Preface: I capitalised all italics; the book only italicised.
Source: pp 141-142 , Think: A Compelling Introduction to Philosophy (1 ed, 1999) by Simon Blackburn
But suppose instead I am not transporting ANYTHING in my imagination. All I am doing is representing to myself what IT WOULD BE LIKE to see the world from a different point of view, at a different time, or whatever. If there is no essence of Me transported to the different scenes, then the fact that I can imagine them gives no evidence that "I" might have experienced them, or might survive to experience them. By way of illustration, consider the first on the list: I might survive bodily death. What imaginings lie behind this? Well, perhaps I can imagine looking at the funeral, with my coffin, and the family mourning. Perhaps I am skulking at the back of the church. Perhaps I am miffed that the congregation does not seem all that upset. Perhaps I would like to tell them that it is not so bad after all. Perhaps being dead I have X-ray vision, so I give myself a glimpse of my body lying inside. All very sad. How old I look. But wait! Here are the pearly gates and there is grandmother waiting to greet me. . .
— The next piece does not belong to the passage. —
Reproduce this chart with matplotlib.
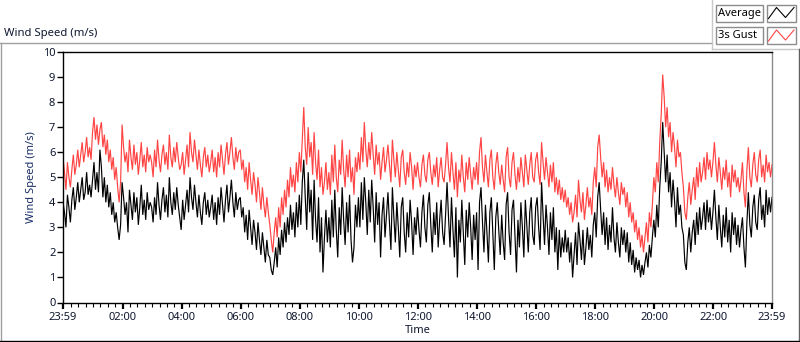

In imagining all this, I rehearse for myself the experience of looking at my coffin and so on. And this I can surely do: I can understand what it would be like to see it, after all (not unlike seeing other coffins). I can understand what it would be like to glimpse inside it -- a gruesome sight.[1.] But, and this is the crucial point, these exercises of understanding do not transport a "me" who is doing the seeing, whilst the human being Simon Blackburn is dead. It is I here and now who am doing the imagining, but there is NO I who is being imagined doing the viewing. The only relic of me in the scenario is the dead body.
The point can be put like this. Kant's line of thought suggests that there is an equivalence between [2.] "I can imagine seeing X" and [3.] "I can imagine myself seeing X".
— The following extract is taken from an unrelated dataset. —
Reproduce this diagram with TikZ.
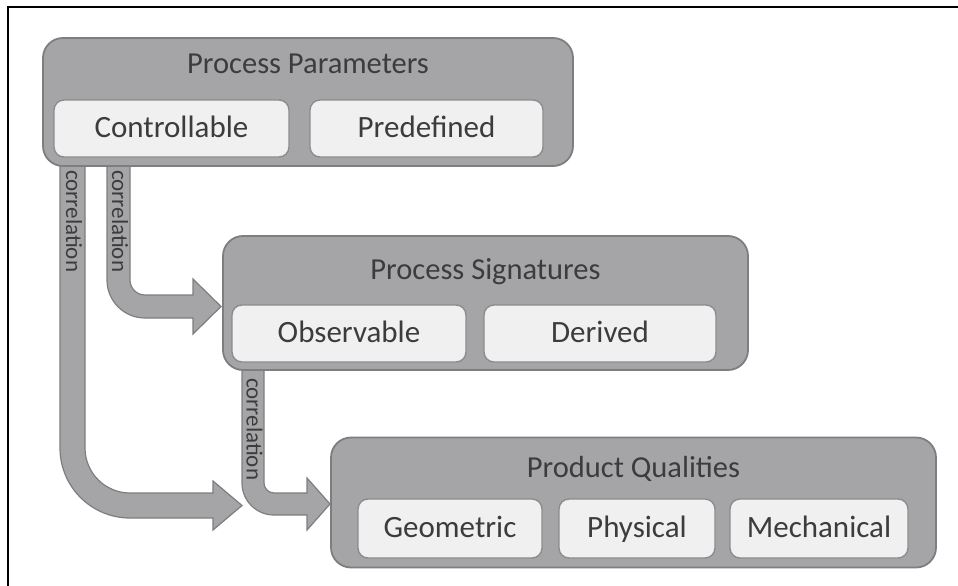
\documentclass[tikz,border=0pt]{standalone}
\usepackage{fontspec}
\setmainfont{Carlito}
\definecolor{groupfill}{HTML}{A5A5A8}
\definecolor{groupline}{HTML}{7E7E80}
\definecolor{itemfill}{HTML}{F0F0F0}
\definecolor{itemline}{HTML}{8C8C8E}
\definecolor{inktext}{HTML}{3C3C3C}
\begin{document}
\begin{tikzpicture}[x=1pt,y=-1pt,
  groupbox/.style={draw=groupline, fill=groupfill, line width=1.8pt,
    rounded corners=20pt, inner sep=0pt},
  itembox/.style={draw=itemline, fill=itemfill, line width=1.4pt,
    rounded corners=10pt, inner sep=0pt, text=inktext,
    text height=22pt, text depth=4pt,
    font=\fontsize{31}{34}\selectfont},
  grouptitle/.style={text=inktext, font=\fontsize{30.5}{34}\selectfont, inner sep=0pt,
    text height=22pt, text depth=4pt},
  flowband/.style={draw=groupline, fill=groupfill, line width=1.2pt, line join=miter},
  flowlabel/.style={rotate=-90, anchor=west, text=inktext,
    font=\fontsize{23}{26}\selectfont, inner sep=0pt}]
\useasboundingbox (0,0) rectangle (958,586);

% page frame (top and left rules)
\draw[line width=1.6pt] (958,7) -- (8,7) -- (8,586);

% correlation arrows: Process Parameters -> Product Qualities (long)
\path[flowband] (60,150) -- (60,448) arc[start angle=180,end angle=90,radius=70]
  -- (213,518) -- (213,530) -- (242,505.5) -- (213,481) -- (213,493)
  -- (130,493) arc[start angle=90,end angle=180,radius=45] -- (85,150) -- cycle;
% Process Parameters -> Process Signatures
\path[flowband] (107,150) -- (107,280) arc[start angle=180,end angle=90,radius=38]
  -- (193,318) -- (193,334) -- (221,306.5) -- (193,279) -- (193,295)
  -- (145,295) arc[start angle=90,end angle=180,radius=15] -- (130,150) -- cycle;
% Process Signatures -> Product Qualities
\path[flowband] (242,355) -- (242,483) arc[start angle=180,end angle=90,radius=32]
  -- (307,515) -- (307,530) -- (330,504) -- (307,478) -- (307,493)
  -- (274,493) arc[start angle=90,end angle=180,radius=10] -- (264,355) -- cycle;

\node[flowlabel] (l1) at (74,170) {correlation};
\node[flowlabel] (l2) at (120,170) {correlation};
\node[flowlabel] (l3) at (254.5,378) {correlation};

% Process Parameters
\node[groupbox, minimum width=530pt, minimum height=128pt] (pp) at (308,102) {};
\node[grouptitle] (ppt) at (308,65) {Process Parameters};
\node[itembox, minimum width=235pt, minimum height=57pt] (ctrl) at (171.5,128.5) {Controllable};
\node[itembox, minimum width=233pt, minimum height=57pt] (pred) at (426.5,128.5) {Predefined};

% Process Signatures
\node[groupbox, minimum width=525pt, minimum height=134pt] (ps) at (485.5,303) {};
\node[grouptitle] (pst) at (485.5,270) {Process Signatures};
\node[itembox, minimum width=234pt, minimum height=57pt] (obs) at (349,333.5) {Observable};
\node[itembox, minimum width=232pt, minimum height=57pt] (der) at (600,333.5) {Derived};

% Product Qualities
\node[groupbox, minimum width=605pt, minimum height=130pt] (pq) at (633.5,502.5) {};
\node[grouptitle] (pqt) at (633.5,468) {Product Qualities};
\node[itembox, minimum width=184pt, minimum height=59pt] (geo) at (450,528.5) {Geometric};
\node[itembox, minimum width=156pt, minimum height=59pt] (phy) at (637,528.5) {Physical};
\node[itembox, minimum width=178pt, minimum height=59pt] (mech) at (819,528.5) {Mechanical};
\end{tikzpicture}
\end{document}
[4.] But because this is a purely formal equivalence there is no substantive self, no soul of Me, involved in either imagining. Hence, it is wrong to take such imaginings as supporting any "real distinction" between you as subject, as self or soul, and the animal that in fact you are.
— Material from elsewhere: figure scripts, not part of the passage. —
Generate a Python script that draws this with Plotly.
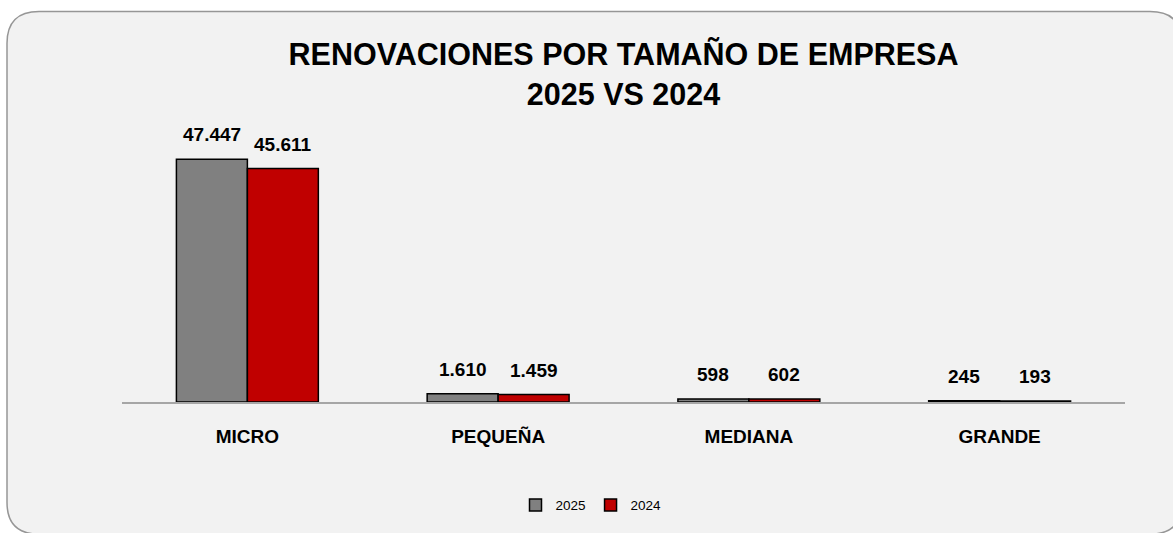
import plotly.graph_objects as go

categories = ["MICRO", "PEQUEÑA", "MEDIANA", "GRANDE"]
values_2025 = [47447, 1610, 598, 245]
values_2024 = [45611, 1459, 602, 193]
series_names = ["2025", "2024"]
colors = ["#808080", "#c00000"]

W, H = 1173, 533
ML, MR, MT, MB = 122, 48, 95, 129
PW, PH = W - ML - MR, H - MT - MB
BARGAP = 0.434

def px2x(px):
    return (px - ML) / PW

def px2y(py):
    return (H - MB - py) / PH

FONT = "Liberation Sans, Arial, sans-serif"

fig = go.Figure()
for name, vals, col in zip(series_names, [values_2025, values_2024], colors):
    fig.add_trace(go.Bar(
        x=categories, y=vals, name=name,
        marker=dict(color=col, line=dict(color="#000000", width=1.5)),
        cliponaxis=False,
    ))

# value labels placed from the data, offset to each grouped bar's centre
half = (1 - BARGAP) / 4
annotations = []
for k, vals in enumerate([values_2025, values_2024]):
    off = -half if k == 0 else half
    for i, v in enumerate(vals):
        annotations.append(dict(
            x=i + off, y=v, xref="x", yref="y",
            text=f"{v:,}".replace(",", "."), showarrow=False,
            yanchor="bottom", yshift=12,
            font=dict(family=FONT, size=19, color="#000000", weight="bold"),
        ))

# rounded background card
x0, y0, x1, y1, r = 7, 11, 1182, 537, 32
rx, ry = r / PW, r / PH
X0, X1 = px2x(x0), px2x(x1)
Y0, Y1 = px2y(y0), px2y(y1)
path = (f"M {X0+rx},{Y0} L {X1-rx},{Y0} Q {X1},{Y0} {X1},{Y0-ry} "
        f"L {X1},{Y1+ry} Q {X1},{Y1} {X1-rx},{Y1} L {X0+rx},{Y1} "
        f"Q {X0},{Y1} {X0},{Y1+ry} L {X0},{Y0-ry} Q {X0},{Y0} {X0+rx},{Y0} Z")

fig.update_layout(
    width=W, height=H,
    margin=dict(l=ML, r=MR, t=MT, b=MB),
    paper_bgcolor="#ffffff",
    plot_bgcolor="rgba(0,0,0,0)",
    separators=",.",
    barmode="group", bargap=BARGAP, bargroupgap=0,
    title=dict(
        text="RENOVACIONES POR TAMAÑO DE EMPRESA<br>2025 VS 2024",
        x=(ML + PW / 2) / W, xanchor="center",
        y=1 - 65 / H, yanchor="top",
        font=dict(family=FONT, size=30.5, color="#000000", weight="bold"),
    ),
    annotations=annotations,
    shapes=[dict(type="path", xref="paper", yref="paper", path=path,
                 fillcolor="#f2f2f2", line=dict(color="#969696", width=1.5),
                 layer="below")],
    xaxis=dict(
        showline=True, linecolor="#a6a6a6", linewidth=1.5,
        showgrid=False, ticks="", ticklabelstandoff=16,
        tickfont=dict(family=FONT, size=19, color="#000000", weight="bold"),
    ),
    yaxis=dict(range=[0, 60000], visible=False, showgrid=False),
    legend=dict(
        orientation="h", x=px2x(591), xanchor="center",
        y=px2y(508), yanchor="middle",
        font=dict(family=FONT, size=13.5, color="#000000"),
        itemwidth=30, bgcolor="rgba(0,0,0,0)",
    ),
    showlegend=True,
)

fig.write_html("out.html", config={"displayModeBar": False},
               post_script="document.body.style.margin='0';")
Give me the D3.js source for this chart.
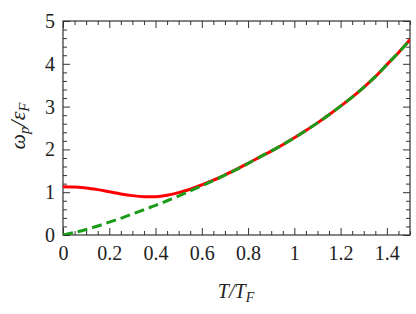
<!DOCTYPE html>
<html>
<head>
<meta charset="utf-8">
<script src="https://cdn.jsdelivr.net/npm/d3@7"></script>
<style>
  body { margin: 0; background: #fff; }
  svg text { font-family: "Liberation Serif", "DejaVu Serif", serif; fill: #222; }
</style>
</head>
<body>
<div id="chart"></div>
<script>
// T/T_F sample points
var tValues = [0, 0.05, 0.1, 0.15, 0.2, 0.25, 0.3, 0.35, 0.4, 0.45, 0.5, 0.55, 0.6, 0.65, 0.7, 0.75,
    0.8, 0.85, 0.9, 0.95, 1.0, 1.05, 1.1, 1.15, 1.2, 1.25, 1.3, 1.35, 1.4, 1.45, 1.5];

// full result (red, solid)
var fullValues = [1.13, 1.12, 1.10, 1.06, 1.01, 0.96, 0.92, 0.895, 0.895, 0.93, 0.99, 1.07, 1.17, 1.28, 1.405, 1.535,
    1.675, 1.82, 1.96, 2.11, 2.27, 2.44, 2.62, 2.81, 3.01, 3.22, 3.45, 3.70, 3.98, 4.26, 4.56];

// asymptotic result (green, dashed)
var asymValues = [0, 0.06, 0.13, 0.21, 0.30, 0.39, 0.49, 0.59, 0.69, 0.80, 0.91, 1.03, 1.15, 1.27, 1.40, 1.53,
    1.67, 1.82, 1.96, 2.11, 2.27, 2.44, 2.62, 2.81, 3.01, 3.22, 3.45, 3.70, 3.98, 4.26, 4.56];

var xTickValues = [0, 0.2, 0.4, 0.6, 0.8, 1, 1.2, 1.4];
var yTickValues = [0, 1, 2, 3, 4, 5];

var w = 416, h = 314;
var margin = {top: 21, right: 6, bottom: 79, left: 63};
var width = w - margin.left - margin.right,
    height = h - margin.top - margin.bottom;

var svg = d3.select("#chart").append("svg")
    .attr("width", w)
    .attr("height", h);

var g = svg.append("g")
    .attr("transform", "translate(" + margin.left + "," + margin.top + ")");

var x = d3.scaleLinear().domain([0, 1.5]).range([0, width]);
var y = d3.scaleLinear().domain([0, 5]).range([height, 0]);

var xMinor = d3.range(0, 1.5001, 0.05).map(d => +d.toFixed(2));
var yMinor = d3.range(0, 5.0001, 0.2).map(d => +d.toFixed(1));

function isMajor(list, v) { return list.some(t => Math.abs(t - v) < 1e-6); }

// frame ticks (inward, all four sides)
function tickAxis(axisFn, scale, minor, major, transform, labels) {
    var ax = axisFn(scale)
        .tickValues(minor)
        .tickSizeOuter(0)
        .tickPadding(labels ? 5 : 0)
        .tickFormat(d => (labels && isMajor(major, d)) ? d3.format("")(d) : "");
    var sel = g.append("g").attr("transform", transform).call(ax);
    sel.attr("font-size", null).attr("font-family", null);
    sel.select(".domain").remove();
    sel.selectAll(".tick line")
        .attr("stroke", "#333")
        .attr("stroke-width", 1);
    return sel;
}

var axBottom = tickAxis(d3.axisBottom, x, xMinor, xTickValues, "translate(0," + height + ")", true);
axBottom.selectAll(".tick line").attr("y2", d => isMajor(xTickValues, d) ? -7 : -4);
axBottom.selectAll(".tick text").attr("y", 25).attr("dy", null).style("font-size", "20px");

var axTop = tickAxis(d3.axisTop, x, xMinor, xTickValues, "translate(0,0)", false);
axTop.selectAll(".tick line").attr("y2", d => isMajor(xTickValues, d) ? 7 : 4);

var axLeft = tickAxis(d3.axisLeft, y, yMinor, yTickValues, "translate(0,0)", true);
axLeft.selectAll(".tick line").attr("x2", d => isMajor(yTickValues, d) ? 7 : 4);
axLeft.selectAll(".tick text").attr("x", -8).style("font-size", "20px");

var axRight = tickAxis(d3.axisRight, y, yMinor, yTickValues, "translate(" + width + ",0)", false);
axRight.selectAll(".tick line").attr("x2", d => isMajor(yTickValues, d) ? -7 : -4);

g.selectAll(".tick text").attr("fill", "#222");

g.append("rect")
    .attr("width", width)
    .attr("height", height)
    .attr("fill", "none")
    .attr("stroke", "#333")
    .attr("stroke-width", 1.2);

svg.append("clipPath").attr("id", "clip")
    .append("rect").attr("width", width).attr("height", height);

var line_gen = d3.line()
    .x((d, i) => x(tValues[i]))
    .y(d => y(d))
    .curve(d3.curveCatmullRom);

var lines_g = g.append("g").attr("clip-path", "url(#clip)");

lines_g.append("path")
    .attr("d", line_gen(fullValues))
    .attr("fill", "none")
    .attr("stroke", "#ff0000")
    .attr("stroke-width", 3);

lines_g.append("path")
    .attr("d", line_gen(asymValues))
    .attr("fill", "none")
    .attr("stroke", "#1a9c1a")
    .attr("stroke-width", 3)
    .attr("stroke-dasharray", "10,5");

// axis labels
svg.append("text")
    .attr("x", 236)
    .attr("y", 298)
    .attr("text-anchor", "middle")
    .style("font-size", "20px")
    .style("font-style", "italic")
    .html('T/T<tspan dy="4" font-size="14px">F</tspan>');

svg.append("text")
    .attr("transform", "translate(25,126) rotate(-90)")
    .attr("text-anchor", "middle")
    .style("font-size", "22px")
    .style("font-style", "italic")
    .html('ω<tspan dy="4" font-size="15px">p</tspan><tspan dy="-4">/ε</tspan><tspan dy="4" font-size="15px">F</tspan>');
</script>
</body>
</html>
[5.] So the imaginings of X do not support the possibility that your biography MIGHT outrun the biography of that animal, just because X is something that the animal will not see.
- I do not understand 1. How can you imagine yourself in another state, without mentally transporting yourself to that imagined state?
2 & 3. Please compare and contrast these two sentences? How do they differ?
4 & 5. I am too confused even to conjecture their meanings. Please explain and simplify both?